Seus assassinos devem responder pelo brutal crime que praticaram. Não que isso vá trazer Mayara de volta, mas é o mínimo que a sociedade pode apresentar como resposta a este estado de violência praticado contra as mulheres, que beira uma guerra civil.
Mulheres estão sendo discriminadas, mulheres estão sendo espancadas, mulheres estão sendo estupradas, mulheres estão morrendo!
Segundo relatório de pesquisa do Fórum Brasileiro de Segurança Pública, no 9° Anuário Brasileiro de Segurança Pública, foram registrados 47.646 casos de estupros em todo o país em 2014, o que significa uma média de um estupro a cada 11 minutos.

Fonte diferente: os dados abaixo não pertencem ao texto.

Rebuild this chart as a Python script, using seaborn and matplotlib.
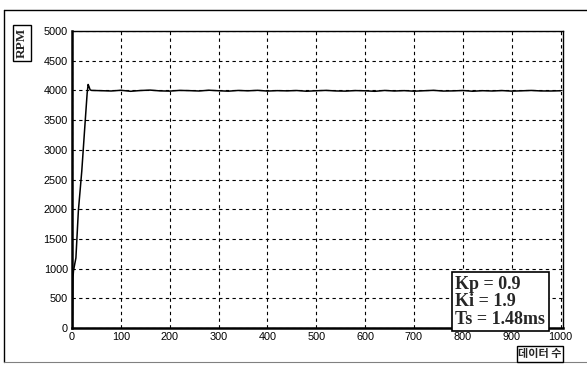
import numpy as np
import pandas as pd
import matplotlib
matplotlib.use("Agg")
import matplotlib.pyplot as plt
from matplotlib.lines import Line2D
import seaborn as sns

# rise of the motor speed (sample index, rpm)
rise_x = [0, 1, 2, 3, 5, 8, 13, 20, 27, 31, 33, 35, 37, 40]
rise_y = [0, 0, 840, 960, 1050, 1180, 1970, 2640, 3480, 3950, 4100, 4060, 4010, 4000]

# steady state, read every 20 samples
steady_x = list(range(60, 1001, 20))
steady_y = [3995, 3990, 4002, 3985, 3998, 4005, 3992, 3988, 4000, 3996,
            3990, 4003, 3994, 3987, 3999, 3993, 4001, 3989, 3996, 3992,
            3998, 3986, 3994, 4000, 3991, 3988, 3997, 3993, 3985, 3999,
            3990, 3996, 3987, 3994, 4001, 3989, 3992, 3998, 3986, 3995,
            3990, 3997, 3988, 3993, 3999, 3991, 3990, 3994]

xticks = list(range(0, 1001, 100))
yticks = list(range(0, 5001, 500))

df = pd.DataFrame({"n": rise_x + steady_x, "rpm": rise_y + steady_y})

sns.set_theme(style="white")
plt.rcParams["font.family"] = ["Liberation Sans", "Noto Sans CJK KR", "DejaVu Sans"]

fig = plt.figure(figsize=(5.87, 3.65), dpi=100)
ax = fig.add_axes([72 / 587, 37 / 365, 491 / 587, 297 / 365])

sns.lineplot(data=df, x="n", y="rpm", ax=ax, color="black", linewidth=1.1,
             estimator=None, sort=False)

ax.set_xlim(0, 1005)
ax.set_ylim(0, 5000)
ax.set_xticks(xticks)
ax.set_yticks(yticks)
ax.set_xlabel("")
ax.set_ylabel("")
ax.tick_params(axis="both", length=0, labelsize=7.8, colors="black", pad=3)
ax.grid(True, color="black", linestyle=(0, (3, 3)), linewidth=0.8)
for side, sp in ax.spines.items():
    sp.set_color("black")
    sp.set_linewidth(1.0)
ax.spines["left"].set_linewidth(1.8)
ax.spines["bottom"].set_linewidth(1.8)

# parameter box
ax.text(0.781, 0.175, "Kp = 0.9\nKi = 1.9\nTs = 1.48ms", transform=ax.transAxes,
        ha="left", va="top", fontsize=13, fontweight="bold",
        family="Liberation Serif", linespacing=1.02,
        bbox=dict(boxstyle="square,pad=0.2", facecolor="white",
                  edgecolor="black", linewidth=1.2))

# axis name boxes
fig.text(22 / 587, 1 - 43 / 365, "RPM", rotation=90, ha="center", va="center",
         fontsize=9.5, fontweight="bold", family="Liberation Serif",
         bbox=dict(boxstyle="square,pad=0.25", facecolor="white",
                   edgecolor="black", linewidth=1.0))
fig.text(540 / 587, 1 - 354 / 365, "데이터 수", ha="center", va="center",
         fontsize=8, fontweight="bold", family=["Noto Sans CJK KR", "DejaVu Sans"],
         bbox=dict(boxstyle="square,pad=0.1", facecolor="white",
                   edgecolor="black", linewidth=1.0))

# outer frame
fig.add_artist(Line2D([4 / 587, 587 / 587], [1 - 10 / 365, 1 - 10 / 365],
                      color="black", linewidth=1.0, transform=fig.transFigure))
fig.add_artist(Line2D([4 / 587, 4 / 587], [1 - 10 / 365, 1 - 362 / 365],
                      color="black", linewidth=1.0, transform=fig.transFigure))
fig.add_artist(Line2D([4 / 587, 587 / 587], [1 - 362 / 365, 1 - 362 / 365],
                      color="gray", linewidth=0.8, transform=fig.transFigure))

fig.savefig("out.png", dpi=100)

Todavia, segundo dados no Anuário, apenas 35% dos casos são registrados.
Pesquisa DataFolha divulgada em 2016 revelou que 37% da população concorda com a afirmação de que “Mulheres que se dão ao respeito não são estupradas”. Nesse sentido, 42% dos homens acreditam que as mulheres que se dão ao respeito não são estupradas. Os números evidenciam a responsabilização da mulher pela ocorrência dos crimes de cunho sexual.
Dados da Secretaria de Segurança Pública de São Paulo retratam uma preocupante estatística de violência contra mulheres no mês de junho de 2017 – estupro consumado: total de 34 casos[1]. Estes são os casos notificados.
Até quando vamos assistir impassíveis a tudo isto e ainda justificar esta violência toda pelo comportamento da vítima?
É preciso sair da letargia em que nos encontramos, não aceitar a violência como um processo natural, não aceitar que faça parte do nosso cotidiano. Viver sem violência é um direito de todos. Não morrer, não ser espancada, não ser estuprada, não ser discriminada é um direito de todas nós, mulheres e meninas.
Como mulher, Membro do Ministério Público, como mãe e como cidadã, sinto-me na obrigação de expor minha indignação por este e tantos outros casos de violência contra as mulheres em suas múltiplas formas de manifestação: latrocínio, roubo, agressão, feminicídio, estupro, todas representam violação dos direitos humanos das mulheres.
Minha solidariedade à família da Mayara, na esperança de que, além da saudade, prevaleça a justiça.